> [INFORMATION PROVIDED]
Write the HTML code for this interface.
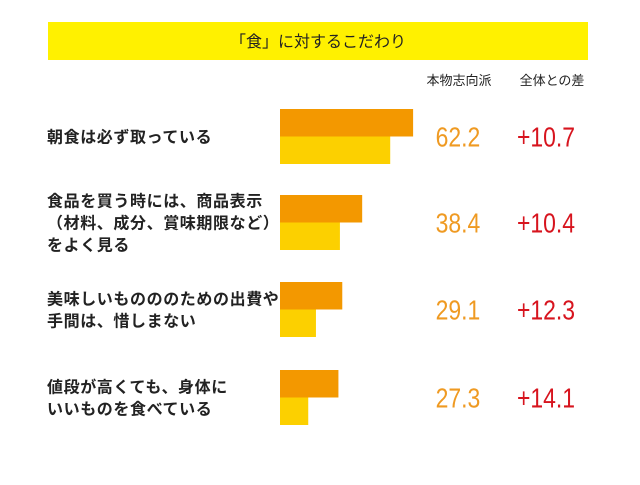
<!DOCTYPE html>
<html><head><meta charset="utf-8"><style>
body{margin:0;background:#fff;width:640px;height:480px;overflow:hidden;font-family:"Liberation Sans","Noto Sans CJK JP",sans-serif}
</style></head><body>
<svg width="640" height="480" xmlns="http://www.w3.org/2000/svg">
<rect x="48" y="22" width="540" height="38" fill="#fff100"/>
<text x="318" y="47" font-size="16" text-anchor="middle" fill="#222" font-family="Liberation Sans, Noto Sans CJK JP, sans-serif">「食」に対するこだわり</text>
<text x="459" y="85" font-size="13" text-anchor="middle" fill="#222" font-family="Liberation Sans, Noto Sans CJK JP, sans-serif">本物志向派</text>
<text x="552" y="85" font-size="13" text-anchor="middle" fill="#222" font-family="Liberation Sans, Noto Sans CJK JP, sans-serif">全体との差</text>
<g id="rows"></g>
</svg>
<script>
const categories=[["朝食は必ず取っている"],["食品を買う時には、商品表示","（材料、成分、賞味期限など）","をよく見る"],["美味しいものののための出費や","手間は、惜しまない"],["値段が高くても、身体に","いいものを食べている"]];
const values=[62.2,38.4,29.1,27.3];
const diffs=[10.7,10.4,12.3,14.1];
const valueLabels=["62.2","38.4","29.1","27.3"];
const diffLabels=["+10.7","+10.4","+12.3","+14.1"];
const NS="http://www.w3.org/2000/svg";
const g=document.getElementById('rows');
const x0=280, k=2.14;
const rowTop=[109,195,282,370];
function xs(v){return v*k;}
function mk(t,a){const e=document.createElementNS(NS,t);for(const n in a)e.setAttribute(n,a[n]);g.appendChild(e);return e;}
values.forEach((v,i)=>{
  const y=rowTop[i];
  const b1=mk('rect',{x:x0,y:y,width:xs(v),height:27.5,fill:'#f39800'});
  
  
  const b2=mk('rect',{x:x0,y:y+27.5,width:xs(v-diffs[i]),height:27.5,fill:'#fcd000'});
  
  
  const cy=y+27.5;
  const t1=mk('text',{x:458,y:cy+10,'font-size':28,'text-anchor':'middle',fill:'#ef9a22',transform:`translate(458 0) scale(0.82 1) translate(-458 0)`});
  t1.textContent=valueLabels[i];
  
  
  const t2=mk('text',{x:546,y:cy+10,'font-size':28,'text-anchor':'middle',fill:'#d7141e',transform:`translate(546 0) scale(0.82 1) translate(-546 0)`});
  t2.textContent=diffLabels[i];
  
  
  const lines=categories[i];
  const lh=22;
  const start=cy-(lines.length-1)*lh/2;
  lines.forEach((s,j)=>{
    const t=mk('text',{x:47,y:start+j*lh+6,'font-size':16,'font-weight':'bold',fill:'#222','letter-spacing':'0.6'});
    t.textContent=s;
    
    
  });
});
</script>
</body></html>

> [YOUR GOAL]
Drop the images and repeat the data exactly.

> [FULL RESPONSE]
Write the HTML code for this interface.
<!DOCTYPE html>
<html><head><meta charset="utf-8"><style>
body{margin:0;background:#fff;width:640px;height:480px;overflow:hidden;font-family:"Liberation Sans","Noto Sans CJK JP",sans-serif}
</style></head><body>
<svg width="640" height="480" xmlns="http://www.w3.org/2000/svg">
<rect x="48" y="22" width="540" height="38" fill="#fff100"/>
<text x="318" y="47" font-size="16" text-anchor="middle" fill="#222" font-family="Liberation Sans, Noto Sans CJK JP, sans-serif">「食」に対するこだわり</text>
<text x="459" y="85" font-size="13" text-anchor="middle" fill="#222" font-family="Liberation Sans, Noto Sans CJK JP, sans-serif">本物志向派</text>
<text x="552" y="85" font-size="13" text-anchor="middle" fill="#222" font-family="Liberation Sans, Noto Sans CJK JP, sans-serif">全体との差</text>
<g id="rows"></g>
</svg>
<script>
const categories=[["朝食は必ず取っている"],["食品を買う時には、商品表示","（材料、成分、賞味期限など）","をよく見る"],["美味しいものののための出費や","手間は、惜しまない"],["値段が高くても、身体に","いいものを食べている"]];
const values=[62.2,38.4,29.1,27.3];
const diffs=[10.7,10.4,12.3,14.1];
const valueLabels=["62.2","38.4","29.1","27.3"];
const diffLabels=["+10.7","+10.4","+12.3","+14.1"];
const NS="http://www.w3.org/2000/svg";
const g=document.getElementById('rows');
const x0=280, k=2.14;
const rowTop=[109,195,282,370];
function xs(v){return v*k;}
function mk(t,a){const e=document.createElementNS(NS,t);for(const n in a)e.setAttribute(n,a[n]);g.appendChild(e);return e;}
values.forEach((v,i)=>{
  const y=rowTop[i];
  const b1=mk('rect',{x:x0,y:y,width:xs(v),height:27.5,fill:'#f39800'});
  
  
  const b2=mk('rect',{x:x0,y:y+27.5,width:xs(v-diffs[i]),height:27.5,fill:'#fcd000'});
  
  
  const cy=y+27.5;
  const t1=mk('text',{x:458,y:cy+10,'font-size':28,'text-anchor':'middle',fill:'#ef9a22',transform:`translate(458 0) scale(0.82 1) translate(-458 0)`});
  t1.textContent=valueLabels[i];
  
  
  const t2=mk('text',{x:546,y:cy+10,'font-size':28,'text-anchor':'middle',fill:'#d7141e',transform:`translate(546 0) scale(0.82 1) translate(-546 0)`});
  t2.textContent=diffLabels[i];
  
  
  const lines=categories[i];
  const lh=22;
  const start=cy-(lines.length-1)*lh/2;
  lines.forEach((s,j)=>{
    const t=mk('text',{x:47,y:start+j*lh+6,'font-size':16,'font-weight':'bold',fill:'#222','letter-spacing':'0.6'});
    t.textContent=s;
    
    
  });
});
</script>
</body></html>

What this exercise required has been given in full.